A MORTE DO NARRADOR

A MORTE DO NARRADOR

Em “Experiência e pobreza” (1933), Walter Benjamin apresenta a impossibilidade da experiência comunicável no mundo contemporâneo, devido ao monstruoso desenvolvimento da técnica. Segundo o filósofo alemão, os fatos perderam qualquer significado ‘a priori’, pois, o homem deve enfrentar o mundo a cada instante como se fosse o primeiro. Não há nenhuma ordem prévia que estruture o real, nem a possibilidade de sedimentação das experiências vividas. Não há mais a possibilidade de transmissão da experiência já que não é mais possível a constituição de uma tradição. A miséria do homem contemporâneo é a sua impossibilidade de adquirir, sedimentar e transmitir qualquer experiência. Neste belo texto, assim como em “O Narrador...” (1936), Benjamin relaciona essa nova condição da experiência do real com a experiência estética nos seguintes termos:“... o narrador é um homem que sabe dar conselhos. Mas, se ‘dar conselhos’ parece hoje algo de antiquado, é porque as experiências estão deixando de ser comunicáveis. Em conseqüência, não podemos dar conselhos nem a nós mesmos nem aos outros. Aconselhar é menos responder a uma pergunta que fazer uma sugestão sobre a continuação de uma história que está sendo narrada (...) O conselho tecido na substância viva da existência tem um nome: sabedoria. A arte de narrar está definhando porque a sabedoria - o lado épico da verdade - está em extinção.”

Assim, com a extinção progressiva da “Erfahrung” do interior da narrativa, Benjamin enfatiza que “... o primeiro indício da evolução que vai culminar na morte da narrativa é o surgimento do romance no início do período moderno.” (Cf. “O Narrador”, Tese 5) Continuador do narrador épico (aquele que extrai da sua própria experiência, ou de outros, o narrado), o romancista, entretanto, segrega-se, pois “a origem do romance é o indivíduo isolado”, que não recebe e nem sabe dar conselhos. O que de novidade traz, afinal, sobre o referido assunto este texto benjaminiano de 1936?

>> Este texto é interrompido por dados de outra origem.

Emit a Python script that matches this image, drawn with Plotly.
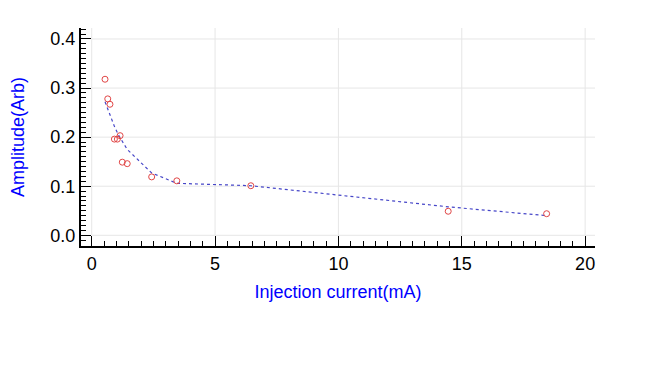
import plotly.graph_objects as go

# measured points (red circles)
current = [0.54, 0.65, 0.74, 0.92, 1.04, 1.15, 1.24, 1.44, 2.43, 3.45, 6.45, 14.45, 18.44]
amplitude = [0.318, 0.278, 0.267, 0.196, 0.196, 0.203, 0.149, 0.146, 0.119, 0.111, 0.101, 0.049, 0.044]

# fitted curve (blue dotted line)
fit_x = [0.54, 0.74, 0.92, 1.10, 1.44, 2.43, 3.45, 6.45, 14.45, 18.44]
fit_y = [0.272, 0.245, 0.222, 0.203, 0.175, 0.127, 0.106, 0.101, 0.058, 0.040]

x_ticks = [0, 5, 10, 15, 20]
y_ticks = [0.0, 0.1, 0.2, 0.3, 0.4]

fig = go.Figure()

fig.add_trace(go.Scatter(x=fit_x, y=fit_y,
                    mode='lines',
                    line=dict(color='rgb(70,70,200)', width=1.2, dash='dot'),
                    showlegend=False
                    ))
fig.add_trace(go.Scatter(x=current, y=amplitude,
                    mode='markers',
                    marker=dict(symbol='circle-open', size=6, color='rgb(225,70,70)',
                                line=dict(width=1)),
                    showlegend=False
                    ))

# grid only covers the positive quadrant, like the original
grid = dict(color='rgb(230,230,230)', width=1)
for xv in x_ticks:
    fig.add_shape(type='line', xref='x', yref='paper', x0=xv, x1=xv,
                  y0=0.049, y1=1, line=grid, layer='below')
for yv in y_ticks:
    fig.add_shape(type='line', xref='paper', yref='y', x0=0.021, x1=1,
                  y0=yv, y1=yv, line=grid, layer='below')

# page body adds an 8px offset, so margins are trimmed by that much
fig.update_layout(
    width=664, height=379,
    margin=dict(l=73, r=77, t=20, b=141),
    paper_bgcolor='white', plot_bgcolor='white',
    font=dict(family='Liberation Sans, Arial', size=18, color='black'),
)

fig.update_xaxes(
    automargin=False,
    range=[-0.434, 20.4],
    tickvals=x_ticks,
    showline=True, linecolor='black', linewidth=2,
    ticks='inside', ticklen=10, tickwidth=1, tickcolor='black',
    minor=dict(dtick=0.5, ticks='inside', ticklen=5, tickcolor='black', showgrid=False),
    showgrid=False,
    zeroline=False,
    title=dict(text='Injection current(mA)', font=dict(color='blue', size=18), standoff=13),
)
fig.update_yaxes(
    automargin=False,
    range=[-0.0218, 0.4224],
    tickvals=y_ticks,
    tickformat='.1f',
    showline=True, linecolor='black', linewidth=2,
    ticks='inside', ticklen=10, tickwidth=1, tickcolor='black',
    minor=dict(dtick=0.01, ticks='inside', ticklen=5, tickcolor='black', showgrid=False),
    showgrid=False,
    zeroline=False,
    title=dict(text='Amplitude(Arb)', font=dict(color='blue', size=18), standoff=22),
)

fig.write_html("out.html")
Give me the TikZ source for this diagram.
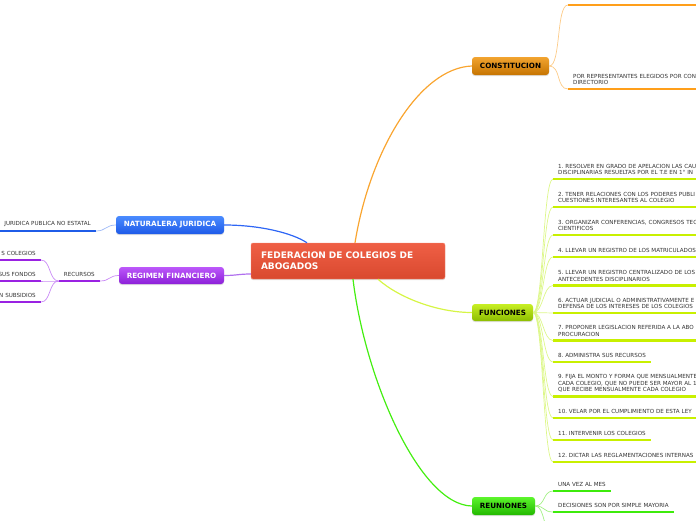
\documentclass[tikz,border=0pt]{standalone}
\usepackage{fontspec}
\setmainfont{DejaVu Sans}
\usetikzlibrary{shadows}

\definecolor{hubtop}{HTML}{EF5F45}
\definecolor{hubbot}{HTML}{D9492F}
\definecolor{hubline}{HTML}{F48A74}
\definecolor{constop}{HTML}{F2A430}
\definecolor{consbot}{HTML}{C67400}
\definecolor{consline}{HTML}{FF9F1A}
\definecolor{conslink}{HTML}{F9A530}
\definecolor{constwig}{HTML}{FCCB88}
\definecolor{nattop}{HTML}{4A8BFF}
\definecolor{natbot}{HTML}{1E5AE8}
\definecolor{natline}{HTML}{1F5CE8}
\definecolor{natlink}{HTML}{2E66F5}
\definecolor{nattwig}{HTML}{9DB8F7}
\definecolor{regtop}{HTML}{BC58FA}
\definecolor{regbot}{HTML}{8C20D8}
\definecolor{regline}{HTML}{9A22E2}
\definecolor{reglink}{HTML}{B070EE}
\definecolor{regtwig}{HTML}{C98AF5}
\definecolor{funtop}{HTML}{C8EF24}
\definecolor{funbot}{HTML}{8CBD00}
\definecolor{funline}{HTML}{C8F000}
\definecolor{funlink}{HTML}{D6F545}
\definecolor{funtwig}{HTML}{DDF78A}
\definecolor{reutop}{HTML}{5CF52C}
\definecolor{reubot}{HTML}{22B800}
\definecolor{reuline}{HTML}{3EEB0C}
\definecolor{reulink}{HTML}{44EE11}
\definecolor{reutwig}{HTML}{A2F084}
\definecolor{leafgray}{HTML}{333333}

\newcommand{\leaffont}{\fontsize{5.6}{6.3}\selectfont\frenchspacing}
\newcommand{\topicfont}{\fontsize{7.2}{8.5}\selectfont\bfseries}
\newcommand{\hubfont}{\fontsize{9}{11}\selectfont\bfseries}

\begin{document}
\begin{tikzpicture}[x=1pt,y=-1pt,
    hub/.style={rounded corners=2pt, top color=hubtop, bottom color=hubbot, draw=hubline, line width=0.4pt,
      text=white, font=\hubfont, align=left, text width=174pt, inner xsep=10pt, minimum height=36pt,
      drop shadow={opacity=0.25,shadow xshift=0pt,shadow yshift=-1.2pt}},
    topic/.style={rounded corners=3pt, inner sep=0pt, minimum height=18pt, font=\topicfont,
      drop shadow={opacity=0.25,shadow xshift=0pt,shadow yshift=-1.2pt}},
    leaf/.style={font=\leaffont, text=leafgray, align=left, anchor=south west,
      inner xsep=5pt, inner ysep=4pt},
    lleaf/.style={leaf, align=right, anchor=south east, text width=150pt},
    wide/.style={text width=300pt},
    under/.style={append after command={(\tikzlastnode.south west) edge[draw=#1, line width=2.4pt] (\tikzlastnode.south east)}},
    link/.style={draw=#1, line width=1.2pt},
    twig/.style={draw=#1, line width=0.7pt}]

    \path[use as bounding box] (0,0) rectangle (696,520);
    \clip (0,0) rectangle (696,520);

    \node[hub] (fed) at (348,261) {FEDERACION DE COLEGIOS DE\\ABOGADOS};

    \node[topic, minimum width=77pt, top color=constop, bottom color=consbot] (cons) at (510.5,66) {CONSTITUCION};
    \node[topic, minimum width=108pt, top color=nattop, bottom color=natbot, text=white] (nat) at (170,225) {NATURALERA JURIDICA};
    \node[topic, minimum width=105pt, minimum height=17pt, top color=regtop, bottom color=regbot, text=white] (reg) at (171.5,275.5) {REGIMEN FINANCIERO};
    \node[topic, minimum width=61pt, minimum height=17pt, top color=funtop, bottom color=funbot] (fun) at (502.5,312.5) {FUNCIONES};
    \node[topic, minimum width=63pt, top color=reutop, bottom color=reubot] (reu) at (503.5,506) {REUNIONES};

    \node[leaf, wide, under=consline] (c1) at (568,5) {};
    \node[leaf, wide, under=consline] (c2) at (568,89) {POR REPRESENTANTES ELEGIDOS POR CON\\DIRECTORIO};

    \node[lleaf, under=natline] (n1) at (96,231) {JURIDICA PUBLICA NO ESTATAL};

    \node[leaf, anchor=south east, under=regline] (rec) at (100,281) {RECURSOS};
    \node[lleaf, under=regline] (p1) at (41,260) {S COLEGIOS};
    \node[lleaf, under=regline] (p2) at (41,281) {SUS FONDOS};
    \node[lleaf, under=regline] (p3) at (41,302) {N SUBSIDIOS};

    \node[leaf, wide, under=funline] (f1) at (553,179) {1. RESOLVER EN GRADO DE APELACION LAS CAU\\DISCIPLINARIAS RESUELTAS POR EL T.E EN 1° IN};
    \node[leaf, wide, under=funline] (f2) at (553,207) {2. TENER RELACIONES CON LOS PODERES PUBLI\\CUESTIONES INTERESANTES AL COLEGIO};
    \node[leaf, wide, under=funline] (f3) at (553,235) {3. ORGANIZAR CONFERENCIAS, CONGRESOS TEC\\CIENTIFICOS};
    \node[leaf, wide, under=funline] (f4) at (553,257) {4. LLEVAR UN REGISTRO DE LOS MATRICULADOS};
    \node[leaf, wide, under=funline] (f5) at (553,285.5) {5. LLEVAR UN REGISTRO CENTRALIZADO DE LOS\\ANTECEDENTES DISCIPLINARIOS};
    \node[leaf, wide, under=funline] (f6) at (553,313) {6. ACTUAR JUDICIAL O ADMINISTRATIVAMENTE E\\DEFENSA DE LOS INTERESES DE LOS COLEGIOS};
    \node[leaf, wide, under=funline] (f7) at (553,340.5) {7. PROPONER LEGISLACION REFERIDA A LA ABO\\PROCURACION};
    \node[leaf, under=funline] (f8) at (553,362) {8. ADMINISTRA SUS RECURSOS};
    \node[leaf, wide, under=funline] (f9) at (553,396.5) {9. FIJA EL MONTO Y FORMA QUE MENSUALMENTE\\CADA COLEGIO, QUE NO PUEDE SER MAYOR AL 1\\QUE RECIBE MENSUALMENTE CADA COLEGIO};
    \node[leaf, wide, under=funline] (f10) at (553,418) {10. VELAR POR EL CUMPLIMIENTO DE ESTA LEY};
    \node[leaf, under=funline] (f11) at (553,440) {11. INTERVENIR LOS COLEGIOS};
    \node[leaf, wide, under=funline] (f12) at (553,462) {12. DICTAR LAS REGLAMENTACIONES INTERNAS};

    \node[leaf, under=reuline] (r1) at (553,491) {UNA VEZ AL MES};
    \node[leaf, under=reuline] (r2) at (553,512) {DECISIONES SON POR SIMPLE MAYORIA};
    \coordinate (r3) at (553,534);

    \draw[link=conslink] ([xshift=7pt]fed.north) .. controls +(15,-93) and +(-52,2) .. (cons.west);
    \draw[link=natlink] (nat.east) .. controls +(35,0) and +(-15,-10) .. ([xshift=-41pt]fed.north);
    \draw[link=reglink] (reg.east) .. controls +(12,0) and +(-12,0) .. ([yshift=-13pt]fed.west);
    \draw[link=funlink] ([xshift=30pt]fed.south) .. controls +(20,18) and +(-35,0) .. (fun.west);
    \draw[link=reulink] ([xshift=5pt]fed.south) .. controls +(12,100) and +(-52,-1) .. (reu.west);

    \draw[twig=constwig] (cons.east) .. controls +(12,0) and +(-12,0) .. (c1.south west);
    \draw[twig=constwig] (cons.east) .. controls +(12,0) and +(-12,0) .. (c2.south west);

    \draw[twig=nattwig] (nat.west) .. controls +(-10,0) and +(10,0) .. (n1.south east);

    \draw[twig=regtwig] (reg.west) .. controls +(-10,0) and +(10,0) .. (rec.south east);
    \draw[twig=regtwig] (rec.south west) .. controls +(-10,0) and +(10,0) .. (p1.south east);
    \draw[twig=regtwig] (rec.south west) .. controls +(-10,0) and +(10,0) .. (p2.south east);
    \draw[twig=regtwig] (rec.south west) .. controls +(-10,0) and +(10,0) .. (p3.south east);

    \draw[twig=funtwig] (fun.east) .. controls +(10,0) and +(-10,0) .. (f1.south west);
    \draw[twig=funtwig] (fun.east) .. controls +(10,0) and +(-10,0) .. (f2.south west);
    \draw[twig=funtwig] (fun.east) .. controls +(10,0) and +(-10,0) .. (f3.south west);
    \draw[twig=funtwig] (fun.east) .. controls +(10,0) and +(-10,0) .. (f4.south west);
    \draw[twig=funtwig] (fun.east) .. controls +(10,0) and +(-10,0) .. (f5.south west);
    \draw[twig=funtwig] (fun.east) .. controls +(10,0) and +(-10,0) .. (f6.south west);
    \draw[twig=funtwig] (fun.east) .. controls +(10,0) and +(-10,0) .. (f7.south west);
    \draw[twig=funtwig] (fun.east) .. controls +(10,0) and +(-10,0) .. (f8.south west);
    \draw[twig=funtwig] (fun.east) .. controls +(10,0) and +(-10,0) .. (f9.south west);
    \draw[twig=funtwig] (fun.east) .. controls +(10,0) and +(-10,0) .. (f10.south west);
    \draw[twig=funtwig] (fun.east) .. controls +(10,0) and +(-10,0) .. (f11.south west);
    \draw[twig=funtwig] (fun.east) .. controls +(10,0) and +(-10,0) .. (f12.south west);

    \draw[twig=reutwig] (reu.east) .. controls +(10,0) and +(-10,0) .. (r1.south west);
    \draw[twig=reutwig] (reu.east) .. controls +(10,0) and +(-10,0) .. (r2.south west);
    \draw[twig=reutwig] (reu.east) .. controls +(10,0) and +(-10,0) .. (r3);
\end{tikzpicture}
\end{document}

Resumindo numa frase: “com a consolidação da burguesia (...) destacou-se uma forma de comunicação” (Cf. idem, Tese 6) estranha à narrativa como ao romance, isto é, a informação, pois a “cada manhã recebemos notícias de todo o mundo. E, no entanto, somos pobres em histórias surpreendentes...” (Cf. idem, ibidem).

E quais são, afinal, as conseqüências desse fenômeno? No belo texto “Walter Benjamin: os cacos da história” (1993), a estudiosa do pensamento benjaminiano Jeanne Marie Gagnebin, analisando o texto “O Narrador...”, recorda que “... a informação jornalística afasta-se diametralmente da informação fornecida por uma história contada de acordo com a narrativa tradicional...” [porque a primeira é] “... submissa à estrutura da ‘Erlebnis’; deve dar ao leitor a impressão de que algo totalmente novo e excepcional acaba de acontecer.”

Desse modo, uma vez extinta a experiência (“Erfahrung”) ou, noutras palavras, a tradição, resta-nos a mera vivência (“Erlebnis”) ... e a humanidade perde, desafortunadamente, o seu contador de histórias.